RTX 3060 Ether mining accidentally unlocked by Nvidia’s own update

Nvidia’s own software update inadvertently removed the RTX 3060’s Ether-mining hash rate limiter.

A software update released by Nvidia inadvertently bypassed the Ether (ETH) mining block the firm placed on its own GeForce RTX 3060 graphics card.

A spokesperson for Nvidia confirmed on Tuesday that the latest 470.05 driver update was mistakenly released with code intended for use only by Nvidia developers, which allowed for the removal of the hash rate limiter.

“A developer driver inadvertently included code used for internal development which removes the hash rate limiter on RTX 3060 in some configurations,” said an Nvidia spokesperson, as reported by The Verge.

In February, Nvidia decided to intentionally hamper the Ether-mining effectiveness of its RTX 3060 series graphics cards to prevent a demand-induced shortage caused by crypto miners. A three-way handshake between the hardware, the software and the computer firmware was supposed to ensure the card recognized when it was being used to mine Ether, and cut its computational power in half, from 50 MH/s to 25 MH/s.

But the back door which allowed the card’s hash rate limiter to be bypassed came from the software side, and it was released by Nvidia itself. The offending beta update has since been pulled by the software company, but versions of it have already made it out onto the internet.
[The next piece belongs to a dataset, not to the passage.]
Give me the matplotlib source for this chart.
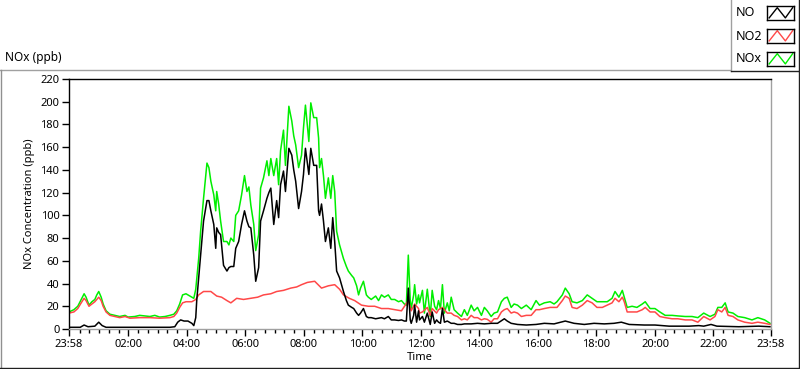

Elsewhere on March 16, Andreas Schilling of tech website HardwareLuxx tested reports that custom edits to a computer’s BIOS were required to bypass the hash rate limiter. After testing driver 470.05 with a custom and standard BIOS, Schilling confirmed that no special modifications were required and that Nvidia’s driver removed the hash rate limiter itself.

While the news only compounds the misery of gamers waiting to upgrade their graphics cards, the gaffe by Nvidia might not necessarily result in Ether miners eating up the next supply of GPU shipments. According to Hexus.net, the latest reports suggest the affected driver can only unlock one RTX 3060 at a time, rendering it unsuitable for use in large mining-farms, for the time being at least.

Initial rumors suggested a custom modification had bypassed the RTX 3060’s hash rate limiter on March 10, allowing it to mine Ether at full capacity. It was later revealed that the mod had not enabled the card to mine Ether specifically, but had been rigged to enable the mining of another GPU-mineable cryptocurrency, Ravencoin (RVN).